Стеклянной пуповиной летела в пропасть цепь
Стеклянных матерей и дочерей, внизу река шумела
Рождения водопада, где мать воды и дети менялися местами.
Именно в таком ключе и нужно понимать символический смысл тройственного образа Собакевны, сынка и щенка. Крестьянка не только мамка Летая | собачья мамка | собачиха, но она сама, как говорит ее прозвище, — собакевна, дочь собаки (ср. также прослыла коровой | ровно корова). Ее ребенок — ровно скотец | голенький, сморщенный ‹...› красненьким скотиком и, напротив, щенок — славный мальчик | „А умный! Даром собачьих книг нет!”. Контаминация характеристик человека и животного говорит об их концептуальном родстве, щенок и ребенок — братья, дети матери-природы.

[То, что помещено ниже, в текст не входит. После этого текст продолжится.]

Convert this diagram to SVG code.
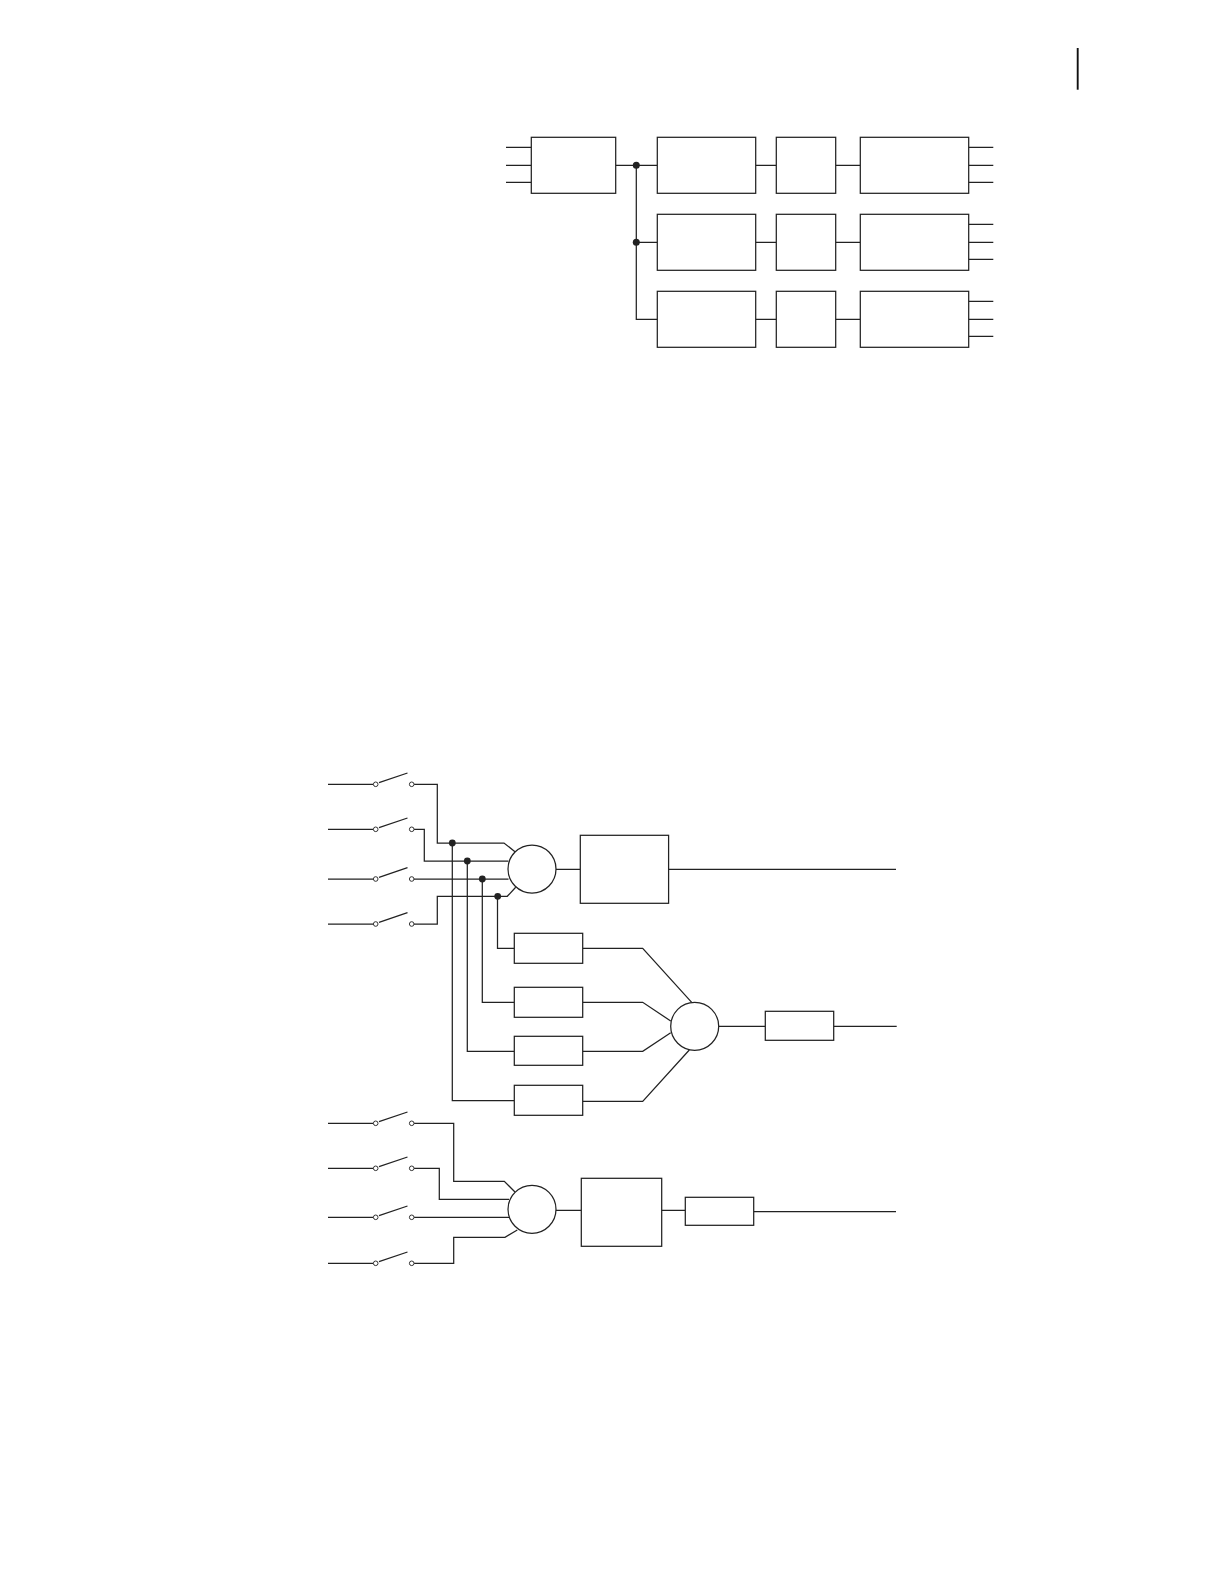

Триединство матери, ребенка и щенка, в сравнении с аналогичным образом из пьесы «Маркиза Дэзес», конечно, гораздо сложнее и глубже, ибо в образе Собакевны его символический, концептуально-поэтический смысл неотделим от реального, социально-исторического смысла. А следовательно, его радостное и благоговейное переживание неотделимо от трагического, оба этих аспекта слиты в амбивалентный образ кормления. Он в одно и то же время говорит о величайшем унижении и страдании человека и о возвышении и торжестве природы. И наоборот, высшее состояние жизненности оказывается чревато смертью:
Именно поэтому сцены кормления играют важнейшую роль не только во втором плане. Это кульминация всей поэмы. С одной стороны, в противопоставлении человек — животное мы видим максимальное напряжение конфликтности, с другой — в этих сценах, переключающих действие из социально-исторической сферы в природную, из сферы сознания персонажей в сферу концептуальную, конфликтность снимается. Здесь тот момент поворота и переворота, который прямо соответствует сцене стирки первого плана.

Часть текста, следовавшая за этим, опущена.